A total of about 150 people will be dispatched to Iceland to operate four aircraft due to the advanced technology on Norway’s new F-35 fighter jets.
Four Norwegian F-35 fighter jets have been commissioned by NATO to patrol the airspace over Iceland. This is the Norwegian F-35’s first mission abroad, national broadcaster NRK reported.
“This means that we are ready for the mission both at home and abroad”, General Major and Chief of the Air Defence, Tonje Skinnarland said.
The first three aircraft arrived in the fall of 2017. In November, the jets were proclaimed “initially operational”. There are now 15 in Norway, and four of them are on their way to Iceland on assignment.
“I believe it’s a very important mission, because it’s a combat one. Finally, we get to perform a combat task, for which we have been training for a long time”, Lieutenant Colonel Ståle Nymoen and commander of the 332 Squadron at the Ørland aircraft base, said.
Norway’s job in Iceland is called air policing. Iceland doesn’t have an air defence of its own. Since 2006, when the Americans withdrew from the base they have had on the island for years, NATO members took over on a rotary basis. Now it’s Norway’s turn.
“We must be on standby with two planes and be able, by order of NATO, scramble and identify incoming planes, be it civilian, military, or other aircraft”, Nymoen said.
The mission will last three weeks, and to be on the safe side, the Air Force is bringing in extra crew this first time. A total of about 150 people will be dispatched to operate the four aircraft.
“We’re bringing some extra crew for the first time, should something unexpected happen. More personnel are needed to support the F-35 than the F-16”, Nymoen explained, citing more demanding technology.
Norway has contributed to air policing missions in both Iceland and Lithuania. Last time Norwegian jets flew over Iceland was in 2016. Then it was F-16s carrying out the missions.
“It’s a familiar mission, we’ve done it several times before with the F-16. The new thing is precisely the F-35, and not just the operation of the F-35 in the air, but the deployment of the F-35 force to another country”, Skinnarland said.
Oslo’s F-16s are still used for Quick Reaction Alerts (QRA) in Norway. The plan is for the F-35 to take over completely. The new jets are expected to become fully operational by 2025.
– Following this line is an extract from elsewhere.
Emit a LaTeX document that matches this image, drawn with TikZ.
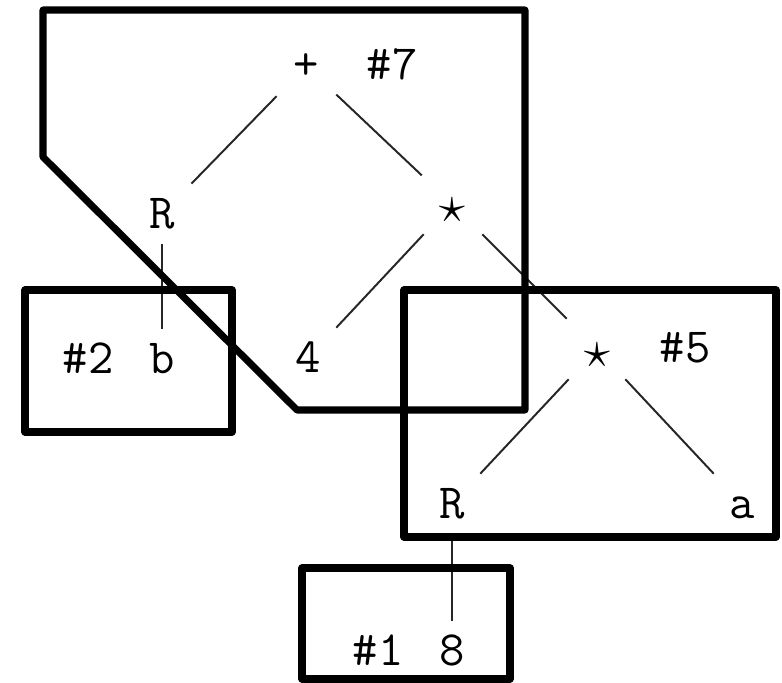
\documentclass[tikz,border=0pt]{standalone}
\usepackage{fontspec}
\usepackage{graphicx}
\usepackage{tikz}

\tikzset{
  tn/.style={font=\ttfamily\fontsize{35}{42}\selectfont, minimum size=1.5cm,
    inner sep=0pt, text height=20pt, text depth=0pt, anchor=base},
  lbl/.style={font=\ttfamily\fontsize{35}{42}\selectfont, inner sep=0pt, anchor=base},
  edge/.style={line width=1.4pt, black!85},
  region/.style={line width=5pt, line join=round}
}
\newcommand{\opstar}{\raisebox{-3pt}{\scalebox{1.5}{$\star$}}}

\begin{document}
\begin{tikzpicture}[x=0.025cm,y=-0.025cm] % one unit = one pixel, y downwards
\useasboundingbox (0,0) rectangle (782,683);
% tree
\node[tn] (plus) at (306,80) {+};
\node[tn] (r1) at (162,228) {R};
\node[tn] (st1) at (452,218) {\opstar};
\node[tn] (four) at (308,372) {4};
\node[tn] (b) at (162,373) {b};
\node[tn] (st2) at (597,363) {\opstar};
\node[tn] (r2) at (452,518) {R};
\node[tn] (a) at (742,518) {a};
\node[tn] (eight) at (452,665) {8};
\draw[edge] (plus) -- (r1);
\draw[edge] (plus) -- (st1);
\draw[edge] (r1) -- (b);
\draw[edge] (st1) -- (four);
\draw[edge] (st1) -- (st2);
\draw[edge] (st2) -- (r2);
\draw[edge] (st2) -- (a);
\draw[edge] (r2) -- (eight);
% numbers of the regions
\node[lbl] (n7) at (392,80) {\#7};
\node[lbl] (n5) at (685,362) {\#5};
\node[lbl] (n2) at (88,373) {\#2};
\node[lbl] (n1) at (378,665) {\#1};
% regions
\draw[region] (43,157) -- (43,10) -- (525,10) -- (525,410) -- (297,410) -- cycle;
\draw[region] (25,290) rectangle (232,432);
\draw[region] (404,290) rectangle (776,537);
\draw[region] (302,568) rectangle (510,679);
\end{tikzpicture}
\end{document}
A total of 52 F-35s were acquried as a replacement for Norway’s ageing fleet of F-16s, which are to be phased out starting in 2019. Despite the official price tag of NOK 85.1 billion (over $9.2 billion), the newspaper Bergens Tidende estimated last year that it could reach as much as NOK 97 billion ($10.4 billion). The acquisition has been hailed as Norway’s single most important military investment and dismissed as the nation’s largest investment blunder.